* Short exercise
Exactly reproduce the lines of the listing below from the one containing "Output the Python" through the one containing "-4, -3, -2, -1, 0]". Skip the images.

* Dataset rows

══════

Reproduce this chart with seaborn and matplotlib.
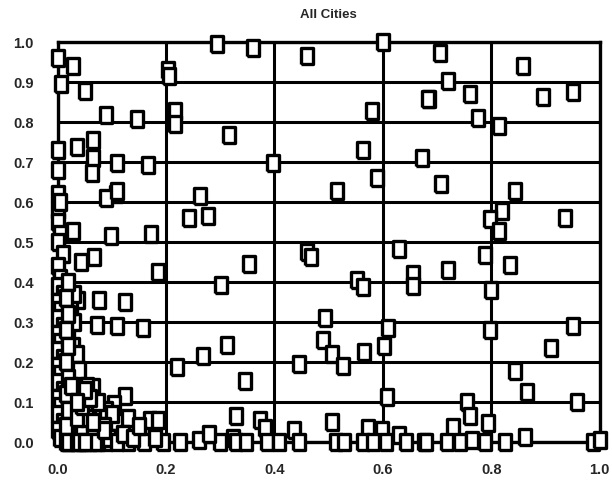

══════

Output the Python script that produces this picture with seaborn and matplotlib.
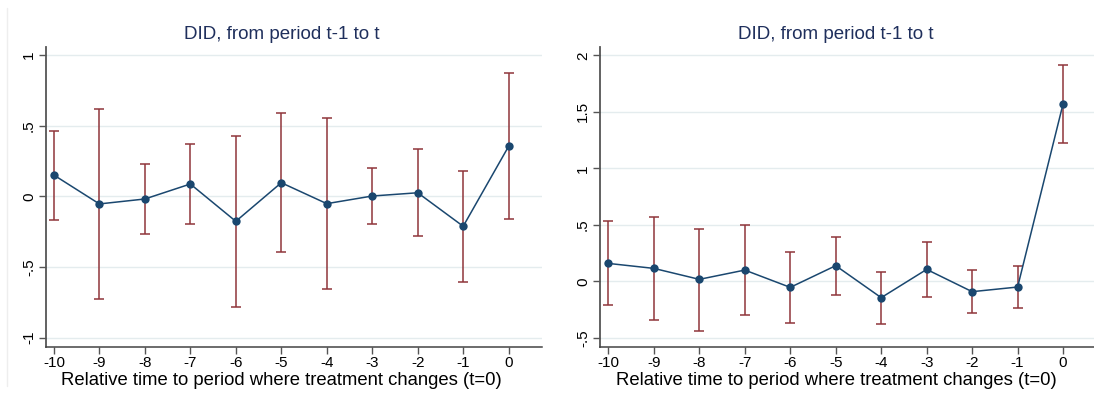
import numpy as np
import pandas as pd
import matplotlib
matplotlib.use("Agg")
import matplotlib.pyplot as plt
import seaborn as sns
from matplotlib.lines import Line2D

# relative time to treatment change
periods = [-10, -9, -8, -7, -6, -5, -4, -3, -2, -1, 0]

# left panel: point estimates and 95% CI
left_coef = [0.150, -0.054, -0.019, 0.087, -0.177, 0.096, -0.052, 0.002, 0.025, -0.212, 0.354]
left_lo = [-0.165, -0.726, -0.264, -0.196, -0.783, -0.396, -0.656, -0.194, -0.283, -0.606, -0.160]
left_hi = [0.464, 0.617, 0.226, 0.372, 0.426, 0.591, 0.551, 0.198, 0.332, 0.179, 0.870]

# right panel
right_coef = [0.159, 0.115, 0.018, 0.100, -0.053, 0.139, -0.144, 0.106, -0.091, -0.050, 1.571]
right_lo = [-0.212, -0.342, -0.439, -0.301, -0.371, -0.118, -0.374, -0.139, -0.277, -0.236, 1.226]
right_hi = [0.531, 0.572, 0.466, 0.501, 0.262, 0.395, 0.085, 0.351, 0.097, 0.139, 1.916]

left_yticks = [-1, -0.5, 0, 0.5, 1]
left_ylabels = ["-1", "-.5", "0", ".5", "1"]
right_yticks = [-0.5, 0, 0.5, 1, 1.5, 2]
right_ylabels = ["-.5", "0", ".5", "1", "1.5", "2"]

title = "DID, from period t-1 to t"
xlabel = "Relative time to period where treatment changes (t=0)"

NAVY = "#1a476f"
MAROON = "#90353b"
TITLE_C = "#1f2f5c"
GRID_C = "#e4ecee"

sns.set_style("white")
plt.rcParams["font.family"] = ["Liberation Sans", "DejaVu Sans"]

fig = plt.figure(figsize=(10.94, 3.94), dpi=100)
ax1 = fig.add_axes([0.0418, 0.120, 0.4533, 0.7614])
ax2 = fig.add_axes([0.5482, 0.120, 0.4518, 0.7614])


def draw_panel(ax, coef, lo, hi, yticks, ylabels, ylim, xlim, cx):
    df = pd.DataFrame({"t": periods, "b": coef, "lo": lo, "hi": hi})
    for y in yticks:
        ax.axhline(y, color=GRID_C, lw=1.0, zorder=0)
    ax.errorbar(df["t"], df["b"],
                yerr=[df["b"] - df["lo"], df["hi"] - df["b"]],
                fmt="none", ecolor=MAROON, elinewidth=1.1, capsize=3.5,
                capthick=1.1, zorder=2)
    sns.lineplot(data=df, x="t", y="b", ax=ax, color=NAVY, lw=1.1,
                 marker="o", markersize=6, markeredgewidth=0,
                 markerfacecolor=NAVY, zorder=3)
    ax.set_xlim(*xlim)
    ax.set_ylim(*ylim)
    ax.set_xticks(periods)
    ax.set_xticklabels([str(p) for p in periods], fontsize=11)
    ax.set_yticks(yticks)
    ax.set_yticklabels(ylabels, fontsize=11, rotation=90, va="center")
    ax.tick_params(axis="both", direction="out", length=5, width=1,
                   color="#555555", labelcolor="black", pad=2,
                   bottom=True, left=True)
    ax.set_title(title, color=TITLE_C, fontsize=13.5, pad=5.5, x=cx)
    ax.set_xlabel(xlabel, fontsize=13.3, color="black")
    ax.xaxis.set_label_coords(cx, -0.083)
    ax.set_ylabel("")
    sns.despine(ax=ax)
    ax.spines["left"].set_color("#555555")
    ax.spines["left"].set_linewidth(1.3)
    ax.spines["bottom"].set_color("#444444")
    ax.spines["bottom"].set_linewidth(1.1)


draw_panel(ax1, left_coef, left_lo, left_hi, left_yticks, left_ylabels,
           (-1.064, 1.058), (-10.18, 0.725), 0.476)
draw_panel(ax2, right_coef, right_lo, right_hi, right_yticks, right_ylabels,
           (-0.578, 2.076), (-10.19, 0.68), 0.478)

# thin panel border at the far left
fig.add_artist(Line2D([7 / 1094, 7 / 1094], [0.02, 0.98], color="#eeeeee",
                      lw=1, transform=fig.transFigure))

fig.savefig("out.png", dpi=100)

══════

* Result
Output the Python script that produces this picture with seaborn and matplotlib.
import numpy as np
import pandas as pd
import matplotlib
matplotlib.use("Agg")
import matplotlib.pyplot as plt
import seaborn as sns
from matplotlib.lines import Line2D

# relative time to treatment change
periods = [-10, -9, -8, -7, -6, -5, -4, -3, -2, -1, 0]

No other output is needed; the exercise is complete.